Release 4.4.0 and flash attention with python [WIP]
BBC-Esq opened this issue · 3 comments
It looks like Flash Attention was removed from the Python portion in release 4.4.0...I had a few questions:
-
Can you confirm that flash attention is still available in Release 4.3.1? No benchmarking was done on long-context QA with/without Flash Attention 2 that I'm aware of...only "relatively" short prompts/contexts. I'd like to be able to bench FA on longer contexts still to see if there's a meaningful benefit.
-
Is it possible to compile version 4.4.0 to include Flash Attention in a Wheel file even though a Wheel file won't be uploaded to pypi.org? If it's worth it, I'd like to use version 4.4.0's improvements AND flash attention if my benchmarking indicates it's advantageous to do so. I'm not very familiar with compiling in general so forgive the Q, but basically if I compile will it include the relevant "python" portions that you say are not omitted?

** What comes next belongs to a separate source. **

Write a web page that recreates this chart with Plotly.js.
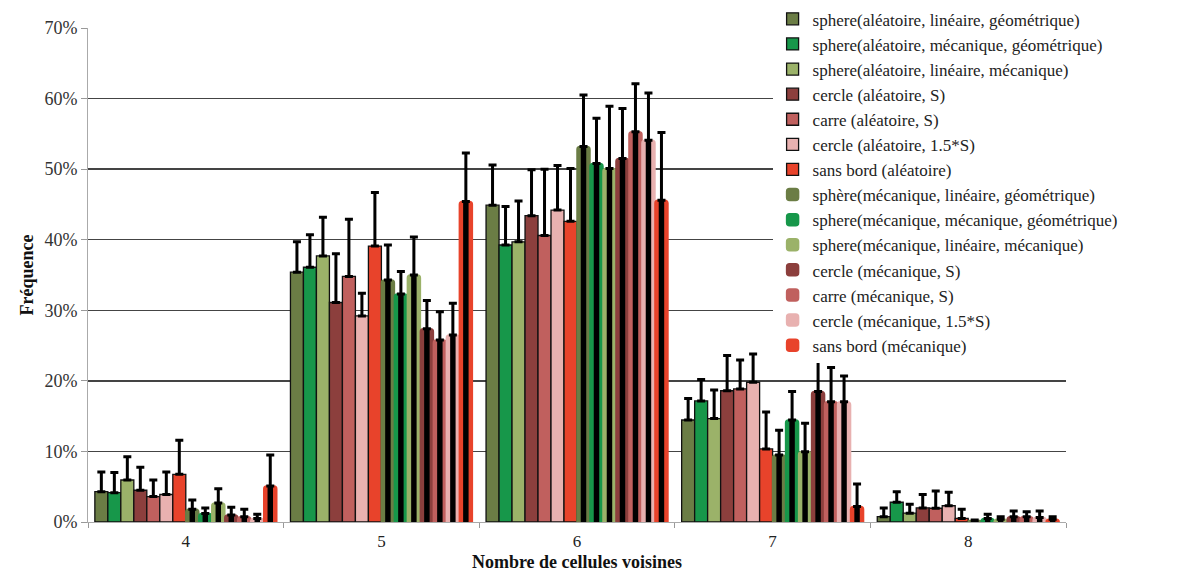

Thanks again for the great work.
-
I conducted some benchmarks with a long context (around 3000 tokens) and did not observe significant improvements. If you can do this benchmark on their side, I’d appreciate it. The release 4.3.1 supports always flash attention (there are some improvements in 4.4.0 release but not much, you can test with 4.3.1 is enough)
-
If we don't push the wheel file to pypi.org, we will need to establish a new release process similar to Flash Attention releases. For simplicity, more work is required on the Flash Attention feature, so we can reactivate it at a later stage.

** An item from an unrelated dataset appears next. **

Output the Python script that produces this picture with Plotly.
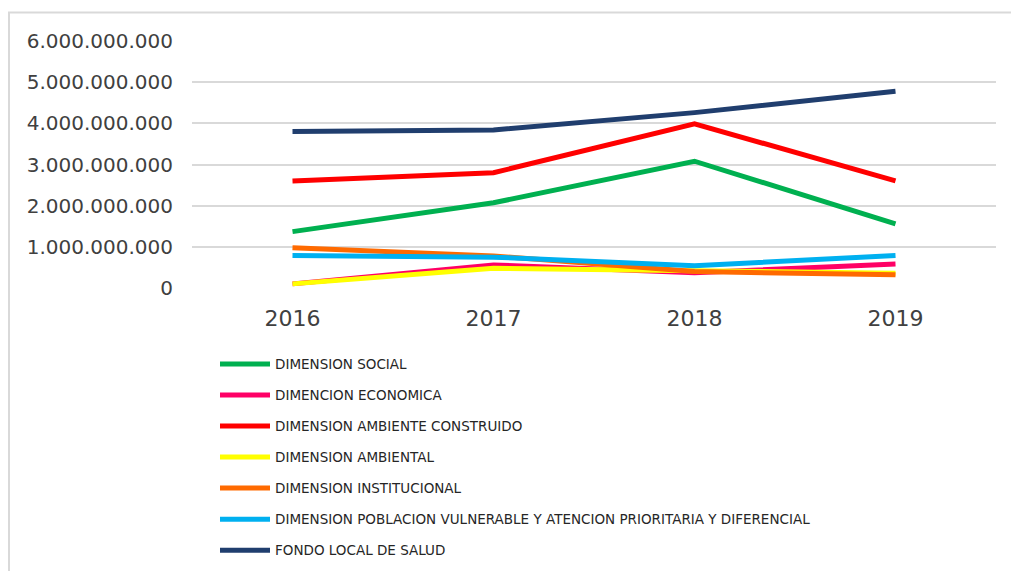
import plotly.graph_objects as go

# Budget execution by dimension, 2016-2019
years = ["2016", "2017", "2018", "2019"]

dimension_social = [1.37e9, 2.07e9, 3.08e9, 1.56e9]
dimencion_economica = [0.10e9, 0.56e9, 0.37e9, 0.58e9]
dimension_ambiente_construido = [2.60e9, 2.80e9, 3.99e9, 2.60e9]
dimension_ambiental = [0.10e9, 0.48e9, 0.42e9, 0.36e9]
dimension_institucional = [0.98e9, 0.78e9, 0.40e9, 0.32e9]
dimension_poblacion_vulnerable = [0.79e9, 0.75e9, 0.54e9, 0.79e9]
fondo_local_salud = [3.80e9, 3.84e9, 4.26e9, 4.78e9]

series_names = [
    "DIMENSION SOCIAL",
    "DIMENCION ECONOMICA",
    "DIMENSION AMBIENTE CONSTRUIDO",
    "DIMENSION AMBIENTAL",
    "DIMENSION INSTITUCIONAL",
    "DIMENSION POBLACION VULNERABLE Y ATENCION PRIORITARIA Y DIFERENCIAL",
    "FONDO LOCAL DE SALUD",
]
series_values = [
    dimension_social,
    dimencion_economica,
    dimension_ambiente_construido,
    dimension_ambiental,
    dimension_institucional,
    dimension_poblacion_vulnerable,
    fondo_local_salud,
]
series_colors = ["#00B050", "#FF0066", "#FF0000", "#FFFF00", "#FF6A00", "#00B0F0", "#203E6E"]

y_ticks = [0, 1e9, 2e9, 3e9, 4e9, 5e9, 6e9]
y_tick_labels = ["0", "1.000.000.000", "2.000.000.000", "3.000.000.000",
                 "4.000.000.000", "5.000.000.000", "6.000.000.000"]

W, H = 1011, 571

fig = go.Figure()
for i, (name, vals, color) in enumerate(zip(series_names, series_values, series_colors)):
    fig.add_trace(go.Scatter(
        x=years, y=vals, name=name, mode="lines",
        line=dict(color=color, width=5),
        legendgroup=f"g{i}",
    ))

# chart frame (only top and left edges fall inside the canvas)
fig.add_shape(type="rect", xref="paper", yref="paper",
              x0=(9 - 192) / 804, x1=1.2,
              y0=-3.0, y1=1 + (41 - 12.5) / 246.5,
              line=dict(color="#D9D9D9", width=2), layer="below")

fig.update_layout(
    width=W, height=H,
    margin=dict(l=192, r=15, t=41, b=283, pad=0, autoexpand=False),
    paper_bgcolor="white", plot_bgcolor="white",
    font=dict(family="DejaVu Sans", color="#404040"),
    showlegend=True,
    legend=dict(
        x=(215 - 192) / 804, xanchor="left",
        y=1 - (348 - 41) / 246.5, yanchor="top",
        font=dict(size=13.5, color="#262626"),
        tracegroupgap=10.5,
        itemwidth=50,
        bgcolor="rgba(0,0,0,0)",
    ),
    xaxis=dict(
        type="category", range=[-0.5, 3.5],
        showgrid=False, showline=False, zeroline=False,
        ticks="", tickfont=dict(size=22, color="#404040"),
        ticklabelstandoff=15,
    ),
    yaxis=dict(
        range=[0, 6e9], tickvals=y_ticks, ticktext=y_tick_labels,
        showgrid=True, gridcolor="#D9D9D9", gridwidth=2,
        zeroline=False, showline=False,
        tickfont=dict(size=20, color="#404040"),
        ticklabelstandoff=18,
    ),
)

fig.write_html("out.html")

Will bench in the near future when I have the time, hence WIP in the title, and let ya'll know if my results are different. I previously benched and noticed significant benefits when solely the beam_size
parameter was changed, but never got around to benching much longer contexts - e.g. 8k/16k - which is starting to become the norm (like 4k was to 2k, etc.)
UPDATE; Don't have time to bench but will try my best in the future. Closing for now.